2024 VCAA5 marksLight of frequency $7.5 \times 10^{14}$ Hz is incident on a metal with work function $2.4$ eV. (Use $h = 4.14 \times 10^{-15}$ eV s.) (a) Calculate the energy of each photon in eV. (b) Calculate the maximum kinetic energy of an ejected electron. (c) Calculate the stopping voltage required to stop the most energetic ejected electrons. (d) State what happens if the frequency is reduced below $5.8 \times 10^{14}$ Hz, and explain in terms of the photon model.

Show worked answer →

(a) Photon energy. $E = h f = 4.14 \times 10^{-15} \times 7.5 \times 10^{14} = 3.105$ eV $\approx 3.1$ eV.

(b) Maximum kinetic energy of ejected electron. Use $E_{k,\max} = h f - \phi = 3.1 - 2.4 = 0.7$ eV.

(c) Stopping voltage. Use $e V_0 = E_{k,\max}$ , so $V_0 = E_{k,\max} / e$ . In eV / e units, $V_0 = 0.7$ V.

(d) Below $5.8 \times 10^{14}$ Hz. The threshold frequency is $f_0 = \phi / h = 2.4 / (4.14 \times 10^{-15}) = 5.8 \times 10^{14}$ Hz. Below this, photons have energy less than the work function and cannot eject electrons regardless of light intensity. In the photon model, the energy of one photon is absorbed by one electron in a single quantum interaction; if that energy is less than $\phi$ , the electron cannot escape the metal. The classical wave model predicts that more intense light should eventually eject electrons; the photoelectric observation that below-threshold light produces no current at any intensity rules out the classical wave model.
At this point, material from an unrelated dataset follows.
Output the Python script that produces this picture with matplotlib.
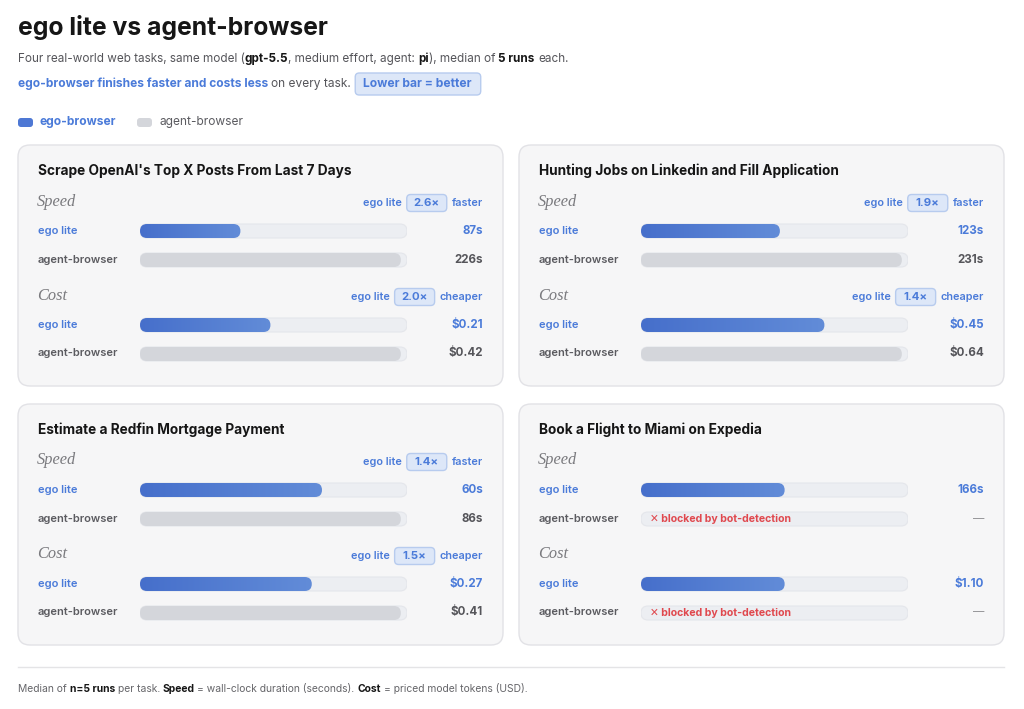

Markers reward correct $hf$ calculation in eV, $E_{k,\max} = hf - \phi$ with units, $V_0$ in volts equal numerically to $E_{k,\max}$ in eV, the threshold-frequency reasoning, and the photon-one-electron quantum mechanism.

2023 VCAA4 marksState four observations of the photoelectric effect that cannot be explained by the classical wave model of light, and explain how the photon (particle) model accounts for each.